There's very little I need to say about "The Reader," other than I spent the last half hour bawling my eyes out during it.

I can't believe this movie got so much kick back, so much derision! This movie is amazing! I will agree that it's a quiet, underlying message that isn't fully fleshed--ANYTHING dealing with the Holocaust is going to carry weight, and this one has the Holocaust and Auschwitz lurking nearby in its shadows.


But there is no way that anyone can create a solid argument that this movie is about the Holocaust.

It's not.

Let's take a look at what happens. There's a young-ish German woman, living alone. She cannot read. She is illiterate, and if truth be told, she's relatively stupid. She creates a life out of working, out of living, out of doing what she is told.

Enter into her life a young boy, ill. She helps him, takes him home, and three months later, cured, he returns to thank her.

She is alone. He is curious. And he catches a glimpse of her in all her nekkkkkid post WWII glory. An affair begins.

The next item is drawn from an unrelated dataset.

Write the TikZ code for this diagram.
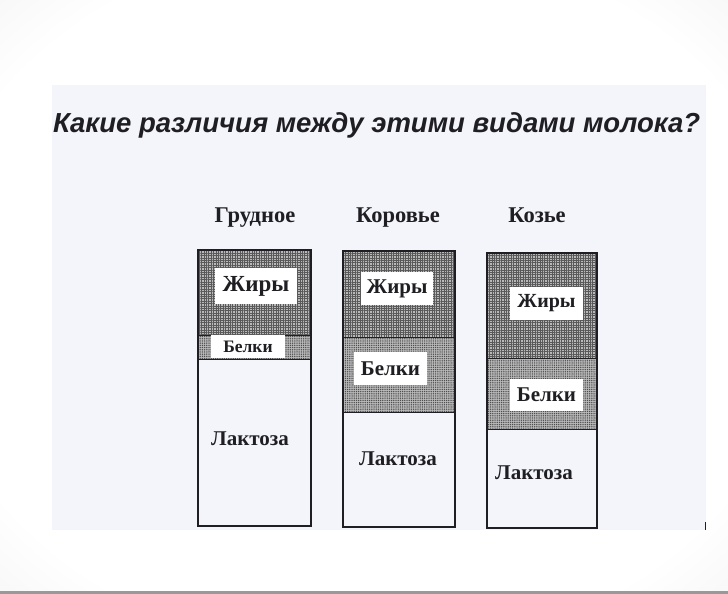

It's fun! It lasts for a summer, and throughout it, she repeatedly asks him again and again and again to read to her. He does. They begin to fall in love. Oh, such problems! Kate Winslet's Hanna knows she should not be the focus of attention in a young boy's life; he has to grow up, hasn't he?

So she leaves. She takes a new job, and disappears.


Years go by.
The young boy is now in law school, and turns up with his class at some post WWII trials where guards at Auschwitz are being tried.

And here...his heart breaks.

His Hanna, his love, the great love of his young life, is on trial. She hasn't changed much. She is still simple, still solemn, still purposeful. Despite the aftermath of revelation that comes with EVERYTHING DEALING WITH THE HOLOCAUST, Hanna has seemingly remained naive about the realities regarding the Holocaust. Whereas her fellow mates on trial deny and redirect the accusations against them, Hanna answers questions about her action, and the actions of all, very simply.

This, of course, gets her in trouble. She is accused of being in charge, leading the others to the horrible atrocities of WWII.

She denies it. The court calls for a sample of her handwriting, and immediately, shamefully, she admits to their accusations, falsely. Her young lover, the young man watching the trials from above, begins to sob. He knows Hanna is innocent, knows she is entirely illiterate, incapable even of making a legible mark regarding her own name. And here, not out of horror or humiliation of her actions, but out of shame, in her own simple way, shame of being illiterate, she prefers to serve the rest of her life in prison than own up to her lack of education.

He keeps her secret.

And I begin to bawl!

Kate Winslet is Hanna. Gorgeous, passionate, quiet, and full of such incredible depth. I am always and forever floored by her grace and by her glamour. An amazing actress. She hits the mark, continuously throughout the film, acting, reacting, questioning, deciding her way throughout the story. In her love affair, she is vulnerable and troubled, delighted, and alive, for perhaps the first time, in the life of a simple German Woman. On trial, she is dim, unaware, deeply disturbed, and quietly aware of the depth of her actions. She has not learned anything she did not already know throughout her life, but she is a good woman, very aware, and very repentent.

Her repentance is not what causes her to confess her crimes. It was her job, she says, should she have not signed up at Siemens?

Winslet is most amazing when she is listening to the events around her, a good marker of a fantastic actress. She reveals such emotion, and is undeniably incredible when her atmosphere affects her.

David Kross, Kate Winslet's young affair, Michael, is absolutely stunning. He imbues a quiet, European sensibility, a long-suffering, passionate eternal love, a puzzling patience for life to reveal its meaning to him. He knows Hanna's heart, he knows her mode of activity, her compass, and now, he must reconcile what he knows of this woman, and what she has done. He must make sense of it. His journey, his understanding, is stunning.

The filming of the movie is breathtaking. Romantic, purposeful, meaningful.

Again, spoken in the present about the past, Ralph Fiennes is the leader in delivering the message of the past informing the present. He continuously struggles with the changing times, continuously looking to make sense of them, for himself, and for Hanna.

Repeatedly, this film smacks of a message few have commented on: Silence has Consequences. Watch the movie, apply that to every level of storytelling, and see what you find.